Nor is there evidence of bad faith by Mr. Williams. He did not direct his wife to delete files from her laptop; she deleted the files behind his back, without his knowledge. While Mrs. Williams did intend to delete the Charlie Folder, there is no evidence Mr. Williams, the defendant in this case, intended to do so directly, or indirectly by using his wife. The evidence was unrefuted that Mrs. Williams acted independently and without Mr. Williams' knowledge. Therefore, no adverse inference instruction is warranted because KeyBank has failed to establish Mr. Williams' bad faith. See, e.g., James v. Midlands Choice, Inc., No. 8:13CV69, 2014 WL 12605516, at *5 (D. Neb. Dec. 5, 2014) (“There is no evidence Russell destroyed the computers at James' direction.

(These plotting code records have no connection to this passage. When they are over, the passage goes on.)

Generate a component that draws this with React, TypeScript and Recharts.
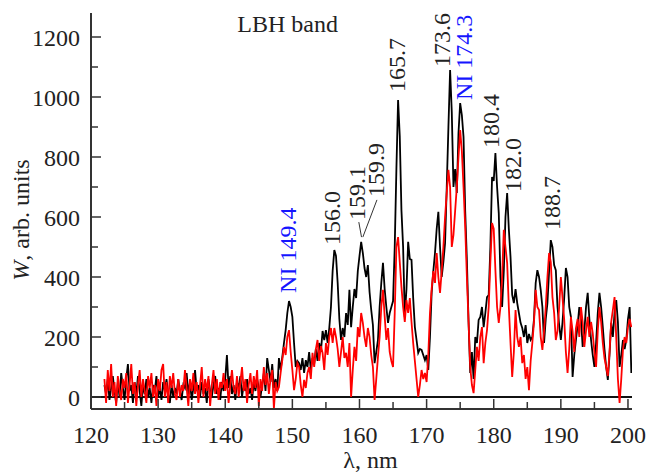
import { LineChart, Line, XAxis, YAxis, ReferenceLine, ReferenceDot } from "recharts"

// sampling grid of the spectra
const START_NM = 122
const STEP_NM = 0.25

// black trace, 4 samples per nm (row = one nm)
const blackSignal: number[] = [
  40, 10, 60, -10, // 122
  30, 70, 20, -20,
  50, 0, 80, 30,
  -10, 60, 110, 20, // 125
  40, -20, 50, 10,
  70, 20, -30, 40,
  10, 60, 0, 30,
  -20, 40, 20, 70,
  0, 30, -10, 50, // 130
  20, 60, 10, -20,
  40, 0, 30, 10,
  60, 20, -10, 40,
  30, 80, 10, 50,
  -10, 30, 90, 20, // 135
  40, 0, 50, 10,
  30, -20, 60, 20,
  0, 40, 70, 10,
  30, -10, 50, 20,
  60, 140, 30, 70, // 140
  10, 40, -10, 50,
  30, 70, 0, 40,
  20, 60, 10, 30,
  -10, 50, 20, 60,
  30, 0, 40, 80, // 145
  20, 130, 90, 50,
  110, 30, 60, 20,
  130, 90, 133, 180,
  223, 280, 320, 300,
  267, 180, 100, 120, // 150
  113, 90, 130, 80,
  123, 100, 150, 90,
  130, 110, 160, 120,
  180, 150, 220, 190,
  223, 180, 230, 300, // 155
  420, 490, 470, 380,
  260, 190, 230, 200,
  280, 240, 357, 233,
  300, 360, 330, 420,
  470, 517, 480, 430, // 160
  400, 440, 350, 290,
  240, 113, 150, 190,
  300, 380, 447, 360,
  300, 247, 280, 300,
  320, 500, 760, 990, // 165
  870, 623, 500, 267,
  360, 517, 460, 457,
  330, 233, 190, 147,
  160, 157, 140, 123,
  140, 90, 200, 347, // 170
  420, 480, 560, 617,
  500, 400, 450, 513,
  700, 900, 1090, 950,
  700, 760, 680, 880,
  980, 940, 867, 620, // 175
  457, 250, 80, 150,
  60, 200, 180, 257,
  267, 300, 233, 280,
  333, 340, 500, 733,
  720, 813, 700, 613, // 180
  400, 300, 420, 600,
  680, 560, 467, 340,
  313, 360, 313, 280,
  247, 230, 200, 240,
  180, 210, 190, 200, // 185
  260, 380, 423, 400,
  357, 300, 180, 260,
  313, 420, 523, 500,
  440, 423, 300, 240,
  190, 250, 330, 430, // 190
  400, 300, 267, 67,
  140, 190, 240, 300,
  260, 167, 220, 300,
  347, 260, 190, 140,
  100, 180, 280, 347, // 195
  300, 233, 160, 100,
  57, 140, 247, 200,
  280, 323, 250, 100,
  140, 190, 160, 190,
  260, 300, 80, // 200
]

// red trace, same grid
const redSignal: number[] = [
  60, -20, 90, 20, // 122
  110, 0, 50, -30,
  70, 20, -10, 60,
  30, 80, -20, 40, // 125
  110, 10, 50, -30,
  40, 90, 0, 60,
  20, -20, 70, 30,
  80, 0, 40, -30,
  60, 20, 90, 110, // 130
  0, 50, -20, 70,
  30, 80, 10, -10,
  60, 0, 40, 20,
  90, 30, -30, 60,
  20, 80, 10, 50, // 135
  -20, 40, 100, 0,
  60, 20, 70, -30,
  40, 90, 10, 60,
  -10, 50, 30, 80,
  20, 60, -20, 40, // 140
  90, 30, 10, 70,
  0, 50, 100, 20,
  60, -20, 40, 80,
  10, 70, 30, 90,
  -30, 60, 20, 100, // 145
  40, 80, 10, 60,
  90, -40, 50, 20,
  33, 80, 123, 167,
  140, 200, 223, 150,
  90, 23, 60, 113, // 150
  100, 40, 0, 57,
  30, 80, 100, 60,
  147, 100, 160, 190,
  120, 170, 147, 90,
  180, 140, 200, 230, // 155
  180, 230, 200, 160,
  100, 150, 200, 130,
  147, 100, 180, 0,
  90, 167, 120, 233,
  200, 280, 247, 200, // 160
  167, 230, 200, 140,
  100, -10, 60, 133,
  200, 300, 357, 270,
  190, 230, 150, 120,
  100, 280, 500, 533, // 165
  450, 367, 300, 250,
  323, 280, 330, 250,
  180, 120, 60, 0,
  40, 90, 60, 80,
  50, 140, 280, 360, // 170
  420, 380, 480, 400,
  347, 420, 500, 600,
  680, 757, 700, 500,
  540, 620, 700, 800,
  890, 820, 700, 567, // 175
  400, 250, 100, 40,
  13, 90, 167, 120,
  200, 233, 113, 180,
  223, 300, 450, 580,
  560, 423, 300, 247, // 180
  300, 400, 557, 500,
  447, 300, 180, 67,
  150, 290, 200, 167,
  200, 113, 140, 60,
  100, 23, 120, 180, // 185
  250, 357, 300, 290,
  200, 157, 220, 300,
  400, 480, 450, 333,
  280, 190, 220, 300,
  400, 330, 257, 150, // 190
  80, 160, 267, 220,
  150, 230, 260, 200,
  300, 250, 167, 220,
  267, 200, 250, 213,
  150, 100, 220, 300, // 195
  250, 180, 130, 100,
  70, 150, 250, 290,
  333, 200, 60, -20,
  60, 157, 200, 180,
  233, 260, 233, // 200
]

const xTicks = [120, 125, 130, 135, 140, 145, 150, 155, 160, 165, 170, 175, 180, 185, 190, 195, 200]
const yTicks = [0, 100, 200, 300, 400, 500, 600, 700, 800, 900, 1000, 1100, 1200]

// peak tags: text, wavelength and level where the (rotated) text starts
const peakTags = [
  { text: "NI 149.4", nm: 149.3, level: 347, blue: true },
  { text: "156.0", nm: 155.95, level: 507, blue: false },
  { text: "159.1", nm: 159.7, level: 590, blue: false },
  { text: "159.9", nm: 162.5, level: 667, blue: false },
  { text: "165.7", nm: 165.6, level: 1017, blue: false },
  { text: "173.6", nm: 172.3, level: 1100, blue: false },
  { text: "NI 174.3", nm: 175.6, level: 990, blue: true },
  { text: "180.4", nm: 179.6, level: 830, blue: false },
  { text: "182.0", nm: 182.9, level: 683, blue: false },
  { text: "188.7", nm: 188.7, level: 557, blue: false },
]

// leader lines from the 159.x tags to their peak
const leaders = [
  [{ x: 159.9, y: 583 }, { x: 160.3, y: 533 }],
  [{ x: 162.6, y: 657 }, { x: 160.5, y: 533 }],
]

const data = blackSignal.map((b, i) => ({
  nm: START_NM + i * STEP_NM,
  black: b,
  red: redSignal[i],
}))

const TEXT = "#222"
const BLUE = "#1515ff"
const FONT = 24
const SERIF = "'Liberation Serif', 'DejaVu Serif', 'Times New Roman', Times, serif"
const textStyle = { fontFamily: SERIF }

function XTick(props: any) {
  const { x, y, payload } = props
  const v = payload.value
  const axisY = y - 17
  const major = v % 10 === 0
  return (
    <g>
      <line x1={x} x2={x} y1={axisY} y2={axisY - (major ? 10 : 7)} stroke="#333" strokeWidth={1.5} />
      {major && (
        <text x={x} y={y} dy="0.71em" textAnchor="middle" fill={TEXT} fontSize={FONT} style={textStyle}>
          {v}
        </text>
      )}
    </g>
  )
}

function YTick(props: any) {
  const { x, y, payload } = props
  const v = payload.value
  const axisX = x + 11
  const major = v % 200 === 0
  return (
    <g>
      <line x1={axisX} x2={axisX + (major ? 10 : 7)} y1={y} y2={y} stroke="#333" strokeWidth={1.5} />
      {major && (
        <text x={x} y={y} dy="0.36em" textAnchor="end" fill={TEXT} fontSize={FONT} style={textStyle}>
          {v}
        </text>
      )}
    </g>
  )
}

function tagLabel(text: string, color: string) {
  return (p: any) => {
    const { x, y } = p.viewBox
    return (
      <text
        x={x}
        y={y}
        transform={`rotate(-90 ${x} ${y})`}
        textAnchor="start"
        dominantBaseline="central"
        fill={color}
        fontSize={FONT}
        style={textStyle}
      >
        {text}
      </text>
    )
  }
}

export default function App() {
  return (
    <div
      style={{
        position: "absolute",
        left: 0,
        top: 0,
        width: 648,
        height: 473,
        background: "#fff",
        fontFamily: SERIF,
      }}
    >
      <LineChart
        width={648}
        height={473}
        data={data}
        margin={{ top: 13, right: 16, bottom: 0, left: 0 }}
        style={textStyle}
      >
        <XAxis
          dataKey="nm"
          type="number"
          domain={[120, 200.6]}
          ticks={xTicks}
          interval={0}
          allowDataOverflow
          height={64}
          tickSize={0}
          tickMargin={17}
          tickLine={false}
          axisLine={{ stroke: "#333", strokeWidth: 2 }}
          tick={(p: any) => <XTick {...p} />}
          label={(p: any) => {
            const vb = p.viewBox
            return (
              <text
                x={vb.x + vb.width / 2 + 9}
                y={vb.y + 59}
                textAnchor="middle"
                fill={TEXT}
                fontSize={FONT}
                style={textStyle}
              >
                λ, nm
              </text>
            )
          }}
        />
        <YAxis
          type="number"
          domain={[-40, 1280]}
          ticks={yTicks}
          interval={0}
          allowDataOverflow
          width={91}
          tickSize={0}
          tickMargin={11}
          tickLine={false}
          axisLine={{ stroke: "#333", strokeWidth: 2 }}
          tick={(p: any) => <YTick {...p} />}
          label={(p: any) => {
            const vb = p.viewBox
            const cx = vb.x + 21
            const cy = vb.y + vb.height / 2 + 9
            return (
              <text
                x={cx}
                y={cy}
                transform={`rotate(-90 ${cx} ${cy})`}
                textAnchor="middle"
                dominantBaseline="central"
                fill={TEXT}
                fontSize={FONT}
                style={textStyle}
              >
                <tspan fontStyle="italic">W</tspan>
                <tspan>, arb. units</tspan>
              </text>
            )
          }}
        />
        <ReferenceLine y={0} stroke="#111" strokeWidth={2} />
        <Line
          dataKey="black"
          type="linear"
          stroke="#000"
          strokeWidth={1.8}
          dot={false}
          isAnimationActive={false}
        />
        <Line
          dataKey="red"
          type="linear"
          stroke="#ff0000"
          strokeWidth={1.8}
          dot={false}
          isAnimationActive={false}
        />
        {leaders.map((seg, i) => (
          <ReferenceLine key={`ld${i}`} segment={seg} stroke="#333" strokeWidth={1} />
        ))}
        {peakTags.map((t) => (
          <ReferenceDot
            key={t.text}
            x={t.nm}
            y={t.level}
            r={0}
            fill="none"
            stroke="none"
            label={tagLabel(t.text, t.blue ? BLUE : TEXT)}
          />
        ))}
        <ReferenceDot
          x={156.8}
          y={1217}
          r={0}
          fill="none"
          stroke="none"
          label={(p: any) => (
            <text
              x={p.viewBox.x}
              y={p.viewBox.y}
              textAnchor="end"
              fill={TEXT}
              fontSize={FONT}
              style={textStyle}
            >
              LBH band
            </text>
          )}
        />
      </LineChart>
    </div>
  )
}
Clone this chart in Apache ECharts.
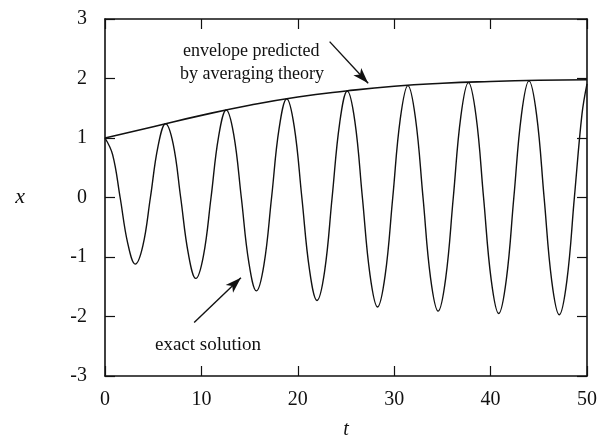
<!DOCTYPE html>
<html>
<head>
<meta charset="utf-8">
<script src="https://cdn.jsdelivr.net/npm/echarts@6/dist/echarts.min.js"></script>
<style>
  html, body { margin: 0; padding: 0; background: #fff; }
  #chart { width: 605px; height: 445px; }
</style>
</head>
<body>
<div id="chart"></div>
<script>
// exact solution, every eighth of a cycle
var solT = [0, 0.79, 1.57, 2.36, 3.14, 3.93, 4.71, 5.50,
            6.28, 7.07, 7.85, 8.64, 9.42, 10.21, 11.00, 11.78,
            12.57, 13.35, 14.14, 14.92, 15.71, 16.49, 17.28, 18.06,
            18.85, 19.63, 20.42, 21.21, 21.99, 22.78, 23.56, 24.35,
            25.13, 25.92, 26.70, 27.49, 28.27, 29.06, 29.85, 30.63,
            31.42, 32.20, 32.99, 33.77, 34.56, 35.34, 36.13, 36.91,
            37.70, 38.49, 39.27, 40.06, 40.84, 41.63, 42.41, 43.20,
            43.98, 44.77, 45.55, 46.34, 47.12, 47.91, 48.69, 49.48, 50];
var solX = [1.00, 0.72, 0, -0.77, -1.12, -0.81, 0, 0.86,
            1.24, 0.90, 0, -0.94, -1.36, -0.98, 0, 1.02,
            1.47, 1.06, 0, -1.09, -1.57, -1.13, 0, 1.16,
            1.66, 1.19, 0, -1.21, -1.73, -1.24, 0, 1.26,
            1.79, 1.28, 0, -1.30, -1.84, -1.31, 0, 1.32,
            1.88, 1.34, 0, -1.35, -1.91, -1.36, 0, 1.36,
            1.93, 1.37, 0, -1.38, -1.95, -1.38, 0, 1.39,
            1.96, 1.39, 0, -1.40, -1.97, -1.40, 0, 1.40, 1.91];
// envelope from averaging theory
var envT = [0, 5, 10, 15, 20, 25, 30, 35, 40, 45, 50];
var envX = [1.00, 1.19, 1.38, 1.55, 1.69, 1.79, 1.87, 1.92, 1.95, 1.97, 1.98];

var xTicks = [0, 10, 20, 30, 40, 50];
var yTicks = [-3, -2, -1, 0, 1, 2, 3];

var FONT = 'Liberation Serif';

function pairs(a, b) {
  return a.map(function (v, i) { return [v, b[i]]; });
}

var chart = echarts.init(document.getElementById('chart'));

var axisCommon = {
  type: 'value',
  axisLine: { show: true, onZero: false, lineStyle: { color: '#111', width: 1.6 } },
  axisTick: { show: true, inside: true, length: 10, lineStyle: { color: '#111', width: 1.2 } },
  splitLine: { show: false }
};

var option = {
  backgroundColor: '#fff',
  animation: false,
  grid: { left: 105, right: 18, top: 19, bottom: 64 },
  xAxis: [
    Object.assign({}, axisCommon, {
      min: xTicks[0], max: xTicks[xTicks.length - 1], interval: 10,
      position: 'bottom',
      axisLabel: { fontFamily: FONT, fontSize: 20, color: '#111', margin: 14 },
      name: 't', nameLocation: 'middle', nameGap: 44,
      nameTextStyle: { fontFamily: FONT, fontStyle: 'italic', fontSize: 20, color: '#111' }
    }),
    Object.assign({}, axisCommon, {
      min: xTicks[0], max: xTicks[xTicks.length - 1], interval: 10,
      position: 'top', axisLabel: { show: false }
    })
  ],
  yAxis: [
    Object.assign({}, axisCommon, {
      min: yTicks[0], max: yTicks[yTicks.length - 1], interval: 1,
      position: 'left',
      axisLabel: { fontFamily: FONT, fontSize: 20, color: '#111', margin: 18 },
      name: 'x', nameLocation: 'middle', nameGap: 80, nameRotate: 0,
      nameTextStyle: { fontFamily: FONT, fontStyle: 'italic', fontSize: 22, color: '#111' }
    }),
    Object.assign({}, axisCommon, {
      min: yTicks[0], max: yTicks[yTicks.length - 1], interval: 1,
      position: 'right', axisLabel: { show: false }
    })
  ],
  series: [
    {
      type: 'line',
      data: pairs(solT, solX),
      smooth: 0.4,
      symbol: 'none',
      lineStyle: { color: '#111', width: 1.4 },
      silent: true
    },
    {
      type: 'line',
      data: pairs(envT, envX),
      smooth: true,
      symbol: 'none',
      lineStyle: { color: '#111', width: 1.6 },
      silent: true,
      markLine: {
        silent: true,
        symbol: ['none', 'arrow'],
        symbolSize: [8, 16],
        label: { show: false },
        lineStyle: { color: '#111', width: 1.4, type: 'solid' },
        data: [
          [{ coord: [23.3, 2.62] }, { coord: [27.3, 1.92] }],
          [{ coord: [9.25, -2.1] }, { coord: [14.1, -1.35] }]
        ]
      }
    }
  ],
  graphic: [
    {
      type: 'text', left: 183, top: 42,
      style: { text: 'envelope predicted', font: '18px "Liberation Serif"', fill: '#111' }
    },
    {
      type: 'text', left: 180, top: 65,
      style: { text: 'by averaging theory', font: '18px "Liberation Serif"', fill: '#111' }
    },
    {
      type: 'text', left: 155, top: 336,
      style: { text: 'exact solution', font: '19px "Liberation Serif"', fill: '#111' }
    }
  ]
};

chart.setOption(option);
</script>
</body>
</html>
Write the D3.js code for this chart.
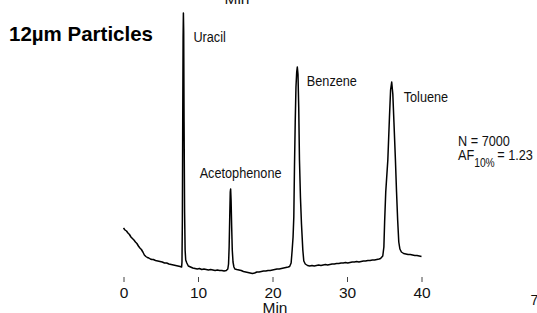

While James never specifically told her husband not to destroy the computers, James' conduct does not rise to the level of ‘intentional destruction' but instead negligence, which the Eighth Circuit has found insufficient to warrant an adverse inference instruction.”). * * *
KeyBank has failed to establish bad faith to warrant any adverse inference instructions. It has also failed to meet its burden to show it has been prejudiced, and thus, no lesser sanction is warranted. The Motion is DENIED.